[start of Extracted data]
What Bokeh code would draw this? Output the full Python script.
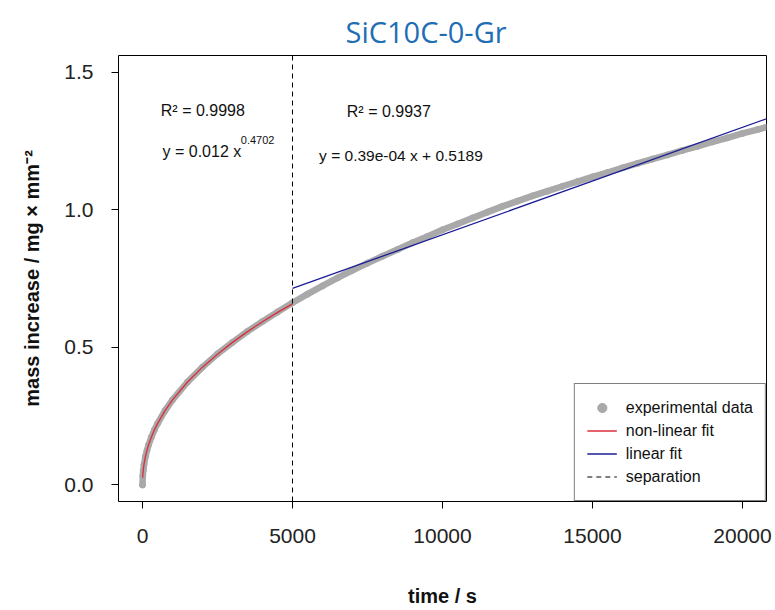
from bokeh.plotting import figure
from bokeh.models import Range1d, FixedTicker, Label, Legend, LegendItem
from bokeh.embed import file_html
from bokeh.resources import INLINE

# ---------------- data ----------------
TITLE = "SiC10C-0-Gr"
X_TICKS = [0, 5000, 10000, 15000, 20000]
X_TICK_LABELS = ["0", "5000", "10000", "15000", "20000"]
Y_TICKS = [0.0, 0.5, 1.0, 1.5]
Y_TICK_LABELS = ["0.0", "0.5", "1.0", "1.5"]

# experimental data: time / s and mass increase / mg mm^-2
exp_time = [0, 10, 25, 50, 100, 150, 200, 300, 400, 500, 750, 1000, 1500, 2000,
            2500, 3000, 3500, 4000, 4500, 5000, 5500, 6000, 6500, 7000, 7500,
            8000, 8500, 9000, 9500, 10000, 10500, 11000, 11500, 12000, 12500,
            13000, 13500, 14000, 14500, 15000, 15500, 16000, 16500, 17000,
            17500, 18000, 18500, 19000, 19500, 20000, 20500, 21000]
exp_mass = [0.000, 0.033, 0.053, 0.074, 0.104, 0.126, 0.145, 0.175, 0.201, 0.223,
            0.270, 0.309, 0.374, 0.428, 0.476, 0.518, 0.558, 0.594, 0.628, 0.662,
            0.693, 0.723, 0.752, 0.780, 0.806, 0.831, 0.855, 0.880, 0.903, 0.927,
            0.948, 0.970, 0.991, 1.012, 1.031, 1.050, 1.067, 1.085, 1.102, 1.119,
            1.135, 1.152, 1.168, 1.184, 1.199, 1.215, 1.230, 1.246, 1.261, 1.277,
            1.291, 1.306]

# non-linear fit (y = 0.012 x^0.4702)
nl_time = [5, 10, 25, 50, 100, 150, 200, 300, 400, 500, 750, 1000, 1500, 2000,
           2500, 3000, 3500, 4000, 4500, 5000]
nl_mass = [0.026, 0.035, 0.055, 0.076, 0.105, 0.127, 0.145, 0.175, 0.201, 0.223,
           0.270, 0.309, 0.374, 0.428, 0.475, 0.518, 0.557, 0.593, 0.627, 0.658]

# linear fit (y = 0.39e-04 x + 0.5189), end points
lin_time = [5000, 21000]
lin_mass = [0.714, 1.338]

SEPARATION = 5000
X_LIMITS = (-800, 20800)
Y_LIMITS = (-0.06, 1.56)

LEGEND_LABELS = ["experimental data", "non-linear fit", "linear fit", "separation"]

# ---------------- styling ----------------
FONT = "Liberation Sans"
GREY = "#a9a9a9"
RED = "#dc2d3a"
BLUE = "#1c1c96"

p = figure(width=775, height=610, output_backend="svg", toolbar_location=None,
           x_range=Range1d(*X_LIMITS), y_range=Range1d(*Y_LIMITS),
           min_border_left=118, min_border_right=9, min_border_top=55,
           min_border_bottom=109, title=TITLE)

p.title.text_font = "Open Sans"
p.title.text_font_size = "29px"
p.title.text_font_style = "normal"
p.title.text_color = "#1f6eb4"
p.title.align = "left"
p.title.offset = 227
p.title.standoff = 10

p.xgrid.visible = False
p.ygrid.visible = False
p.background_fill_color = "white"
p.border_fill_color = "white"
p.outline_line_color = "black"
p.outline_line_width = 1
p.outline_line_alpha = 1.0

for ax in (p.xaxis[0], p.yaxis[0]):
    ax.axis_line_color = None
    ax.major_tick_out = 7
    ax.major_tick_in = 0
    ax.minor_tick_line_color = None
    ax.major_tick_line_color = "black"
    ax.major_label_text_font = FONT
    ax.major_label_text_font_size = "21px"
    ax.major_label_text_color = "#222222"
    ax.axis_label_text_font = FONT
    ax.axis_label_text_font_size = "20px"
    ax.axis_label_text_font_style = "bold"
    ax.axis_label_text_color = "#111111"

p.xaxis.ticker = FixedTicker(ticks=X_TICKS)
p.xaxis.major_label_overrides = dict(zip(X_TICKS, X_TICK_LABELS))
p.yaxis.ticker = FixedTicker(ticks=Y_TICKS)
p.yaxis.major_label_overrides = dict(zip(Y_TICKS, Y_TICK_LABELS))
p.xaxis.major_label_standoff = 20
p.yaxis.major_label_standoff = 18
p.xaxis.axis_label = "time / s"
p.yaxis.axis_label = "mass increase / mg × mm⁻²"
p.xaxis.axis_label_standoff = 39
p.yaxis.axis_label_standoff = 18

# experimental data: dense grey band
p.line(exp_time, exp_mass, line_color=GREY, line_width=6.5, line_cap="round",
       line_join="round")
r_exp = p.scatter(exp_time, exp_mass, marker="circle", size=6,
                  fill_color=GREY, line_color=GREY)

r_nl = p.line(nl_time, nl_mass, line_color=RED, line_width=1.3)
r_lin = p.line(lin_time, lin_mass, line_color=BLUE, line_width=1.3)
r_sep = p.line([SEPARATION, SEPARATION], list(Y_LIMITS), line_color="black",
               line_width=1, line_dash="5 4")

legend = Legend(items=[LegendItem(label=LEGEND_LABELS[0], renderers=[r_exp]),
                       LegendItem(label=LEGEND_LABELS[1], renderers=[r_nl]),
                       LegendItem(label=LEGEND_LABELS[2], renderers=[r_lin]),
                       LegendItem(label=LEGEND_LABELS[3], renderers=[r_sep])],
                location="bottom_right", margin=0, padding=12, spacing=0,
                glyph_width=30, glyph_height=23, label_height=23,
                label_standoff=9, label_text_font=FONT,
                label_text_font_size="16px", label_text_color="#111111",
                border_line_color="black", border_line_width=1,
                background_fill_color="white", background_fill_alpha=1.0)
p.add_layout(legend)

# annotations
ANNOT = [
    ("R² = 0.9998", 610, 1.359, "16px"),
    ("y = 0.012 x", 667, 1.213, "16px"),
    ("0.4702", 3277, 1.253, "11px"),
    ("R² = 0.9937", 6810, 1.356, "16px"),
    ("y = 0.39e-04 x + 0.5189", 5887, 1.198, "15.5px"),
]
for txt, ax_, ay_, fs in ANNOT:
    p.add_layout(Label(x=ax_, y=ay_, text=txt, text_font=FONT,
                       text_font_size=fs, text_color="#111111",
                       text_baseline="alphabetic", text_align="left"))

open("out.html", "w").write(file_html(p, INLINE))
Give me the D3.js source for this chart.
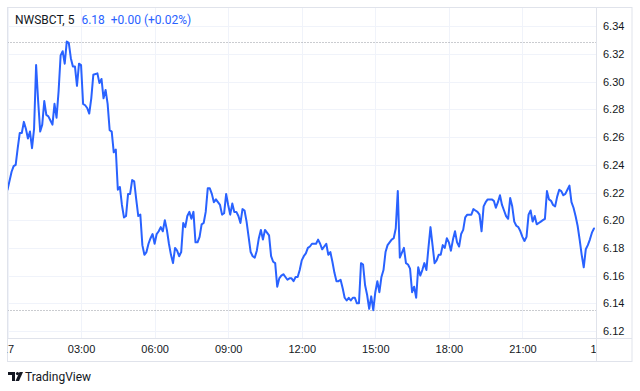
[end of Extracted data]
» **Work required**
Gather all lines of the records that include the word "this".

» **Exercise response**
What Bokeh code would draw this? Output the full Python script.
Give me the D3.js source for this chart.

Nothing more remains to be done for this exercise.